Any claim that the estradiol patch shortage is meaningfully caused by more women now demanding hormone treatments is a distraction. It is also misogyny, pure and simple, to imply that the solution to the shortage is for women’s health advocates to dial it down and for women to temper their expectations. The scarcity of estradiol patches is the outcome of a broken system refusing to provide adequate supply.
Meanwhile, there are a few strategies to cope.
- Ask your prescriber about alternatives. Estradiol is available in multiple formulations, including gel, spray, cream, oral tablet, vaginal ring and weekly transdermal patch, which is a different product from the twice-weekly patch and may be more consistently available depending on manufacturer and region.
- Consider an online pharmacy. Many are doing a good job locating and filling these prescriptions from outside the pharmacy benefit manager system.
- Call ahead. Patch shortages are inconsistent across regions and distributors. A call to pharmacies in your area, or a broader geographic radius if you’re able, can locate stock that your regular pharmacy doesn’t have.
- Consider a compounding pharmacy. These sources can sometimes meet needs when commercially manufactured products are inaccessible. The hormones used are the same FDA-regulated bulk ingredients.
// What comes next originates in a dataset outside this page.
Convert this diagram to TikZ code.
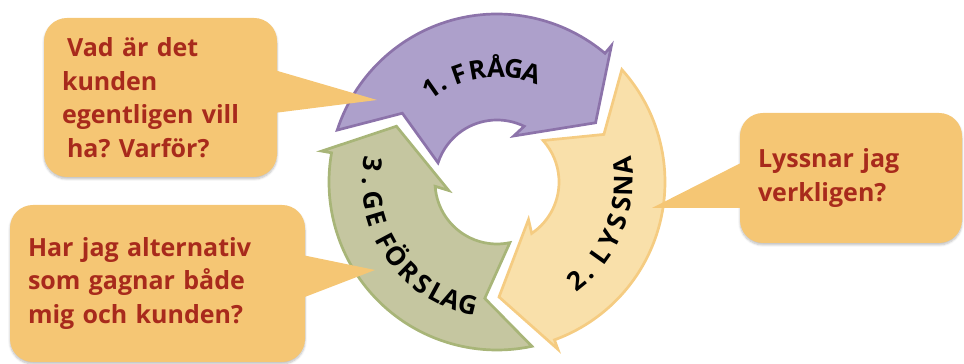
\documentclass[tikz,border=0pt]{standalone}
\usepackage{fontspec}
\setmainfont{Open Sans}
\usetikzlibrary{shadows.blur}
\definecolor{callfill}{RGB}{245,198,116}
\definecolor{calltext}{RGB}{168,42,28}
\definecolor{fragafill}{RGB}{173,160,203}
\definecolor{fragaline}{RGB}{140,115,170}
\definecolor{lyssnafill}{RGB}{249,224,170}
\definecolor{lyssnaline}{RGB}{245,204,130}
\definecolor{forslagfill}{RGB}{197,198,160}
\definecolor{forslagline}{RGB}{168,181,120}
\frenchspacing

\begin{document}
\begin{tikzpicture}[x=1pt, y=1pt,
    callout/.style={fill=callfill, rounded corners=23pt, inner xsep=18pt, inner ysep=0pt, align=left,
      font=\fontsize{25}{33.5}\selectfont\bfseries, text=calltext,
      blur shadow={shadow xshift=0pt, shadow yshift=-2pt, shadow blur steps=6, shadow opacity=25}},
    ringtext/.style={font=\fontsize{26}{26}\selectfont\bfseries, anchor=base, inner sep=0pt},
    ringarrow/.style={line width=2.7pt}]
  \useasboundingbox (0,0) rectangle (964,364);

  % the cycle
  \begin{scope}[shift={(497,182)}]
    \foreach \rot/\fc/\lc in {0/fragafill/fragaline, 120/forslagfill/forslagline, -120/lyssnafill/lyssnaline}
      \draw[ringarrow, fill=\fc, draw=\lc] (162+\rot:168pt) arc[start angle=162+\rot, end angle=50+\rot, radius=168pt]
        -- (50+\rot:178pt) -- (31+\rot:115pt) -- (70+\rot:49pt) -- (64+\rot:62pt)
        arc[start angle=64+\rot, end angle=162+\rot, radius=62pt] -- (144+\rot:117pt) -- cycle;

    \foreach \ch/\ang [count=\i] in {1/125, ./119, F/109.5, R/100, Å/90.5, G/81.5, A/72.5}
      \node[ringtext, rotate=\ang-90] (fraga\i) at (\ang:105pt) {\ch};
    \foreach \ch/\ang [count=\i] in {2/-51, ./-45, L/-35.5, Y/-27, S/-18.5, S/-10, N/-1.5, A/7.5}
      \node[ringtext, rotate=\ang+90] (lyssna\i) at (\ang:136pt) {\ch};
    \foreach \ch/\ang [count=\i] in {3/172, ./179.5, G/188.5, E/197, F/208, Ö/216.5, R/225.5, S/234, L/241.5, A/248.5, G/256.5}
      \node[ringtext, rotate=\ang+90] (forslag\i) at (\ang:135pt) {\ch};
  \end{scope}

  % the questions
  \node[callout, minimum width=233pt, minimum height=159pt, text width=197pt] (fragabox) at (160.5,266.5)
    {\hspace*{5pt}Vad är det\\kunden\\egentligen vill\\\hspace*{5pt}ha? Varför?};
  \coordinate (fragatip) at (377,264);
  \fill[callfill] ([xshift=-3pt, yshift=27.5pt]fragabox.east) -- (fragatip) -- ([xshift=-3pt, yshift=-15.5pt]fragabox.east) -- cycle;

  \node[callout, minimum width=222pt, minimum height=130pt, text width=186pt] (lyssnabox) at (851,186)
    {Lyssnar jag\\verkligen?};
  \coordinate (lyssnatip) at (652,156);
  \fill[callfill] ([xshift=3pt, yshift=16pt]lyssnabox.west) -- (lyssnatip) -- ([xshift=3pt, yshift=-30pt]lyssnabox.west) -- cycle;

  \node[callout, minimum width=295pt, minimum height=157pt, text width=259pt] (forslagbox) at (157.5,80.5)
    {Har jag alternativ\\som gagnar både\\mig och kunden?};
  \coordinate (forslagtip) at (375,94);
  \fill[callfill] ([xshift=-3pt, yshift=28.5pt]forslagbox.east) -- (forslagtip) -- ([xshift=-3pt, yshift=-14.5pt]forslagbox.east) -- cycle;
\end{tikzpicture}
\end{document}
Beyond those Band-Aid solutions, more Americans need to fight for systemic change. The FTC report exists because Congress asked for it and committed to legislation that will address at least some of the problems. The FDA took action to change the labeling on estrogen in the face of citizen and medical experts’ pressure; it should do more now to demand transparency from patch manufacturers.
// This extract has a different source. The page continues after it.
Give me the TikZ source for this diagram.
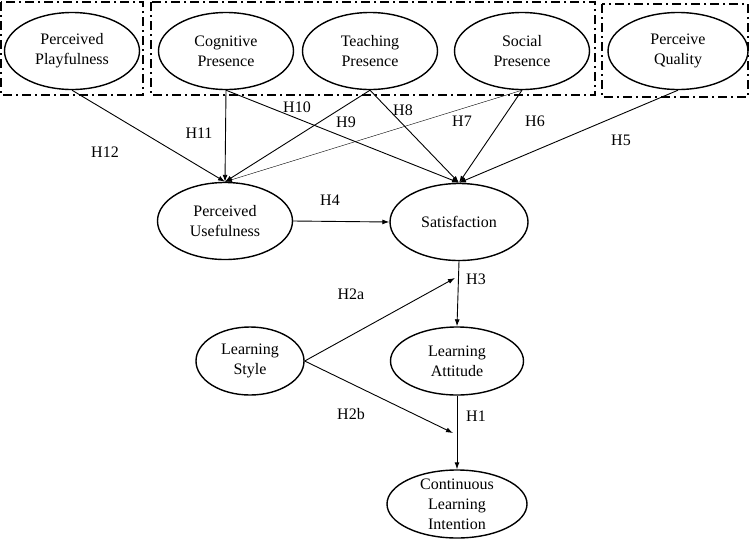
\documentclass[tikz,border=0pt]{standalone}
\usepackage{fontspec}
\setmainfont{Liberation Serif}
\usetikzlibrary{shapes.geometric,arrows.meta}

\begin{document}
\begin{tikzpicture}[x=1pt,y=-1pt,font=\fontsize{16}{20}\selectfont,
    construct/.style={ellipse,draw,line width=1.4pt,minimum width=135pt,minimum height=77pt,inner sep=0pt,align=center},
    hyp/.style={-{Latex[length=7pt,width=5pt]},line width=0.9pt},
    groupbox/.style={dash pattern=on 9pt off 4pt on 2pt off 4pt,line width=1.4pt}]
    \useasboundingbox (0,0) rectangle (750,539);
    % dash-dot group boxes
    \draw[groupbox] (1,2) rectangle (143,95);
    \draw[groupbox] (151,2) rectangle (595,95);
    \draw[groupbox] (602,4) rectangle (748,97);
    % constructs
    \node[construct] (pp) at (72,51) {Perceived\\Playfulness};
    \node[construct] (cp) at (226,51) {Cognitive\\Presence};
    \node[construct] (tp) at (370,51) {Teaching\\Presence};
    \node[construct] (sp) at (522,51) {Social\\Presence};
    \node[construct,minimum width=140pt] (pq) at (678,51) {Perceive\\Quality};
    \node[construct] (pu) at (225,221) {Perceived\\Usefulness};
    \node[construct,minimum width=138pt] (sat) at (459,222) {Satisfaction};
    \node[construct,minimum width=108pt,minimum height=68pt] (ls) at (250,361) {Learning\\Style};
    \node[construct,minimum width=133pt,minimum height=68pt] (la) at (457,361) {Learning\\Attitude};
    \node[construct,minimum width=140pt,minimum height=68pt,inner ysep=-6pt] (cli) at (457,504) {Continuous\\Learning\\Intention};
    \coordinate (h2a) at (455,278);
    \coordinate (h2b) at (453,433);
    % hypotheses
    \draw[hyp] (pp.south) -- (pu.north);
    \draw[hyp] (cp.south) -- (pu.north);
    \draw[hyp] (tp.south) -- (pu.north);
    \draw[hyp,line width=0.4pt] (sp.south) -- (pu.north);
    \draw[hyp] (cp.south) -- (sat.north);
    \draw[hyp] (tp.south) -- (sat.north);
    \draw[hyp] (sp.south) -- (sat.north);
    \draw[hyp] (pq.south) -- (sat.north);
    \draw[hyp] (pu.east) -- (sat.west);
    \draw[hyp] (sat.south) -- (la.north);
    \draw[hyp] (la.south) -- (cli.north);
    \draw[hyp] (ls.east) -- (h2a);
    \draw[hyp] (ls.east) -- (h2b);
    % labels
    \node (l12) at (105,152) {H12};
    \node (l11) at (199,133) {H11};
    \node (l10) at (297,107) {H10};
    \node (l9) at (346,122) {H9};
    \node (l8) at (403,110) {H8};
    \node (l7) at (462,121) {H7};
    \node (l6) at (535,121) {H6};
    \node (l5) at (621,140) {H5};
    \node (l4) at (330,200) {H4};
    \node (l3) at (476,279) {H3};
    \node (l2a) at (351,294) {H2a};
    \node (l2b) at (351,414) {H2b};
    \node (l1) at (476,416) {H1};
\end{tikzpicture}
\end{document}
Most importantly, it is on all of us to call out the cracks in the current system. Instead of repeating “there’s a patch shortage” or a “surge in demand,” say that a shockingly small minority of menopausal women still even get hormonal treatments prescribed at all, and three drug companies control the vast majority of claims in this country. Those are the real problems that need real solutions.
Jennifer Weiss-Wolf, the executive director of the Birnbaum Women’s Leadership Center at New York University School of Law, is the author of the forthcoming book “When in Menopause: A User’s Manual & Citizen’s Guide.” Suzanne Gilberg, an obstetrician and gynecologist in Los Angeles, is the author of “Menopause Bootcamp.”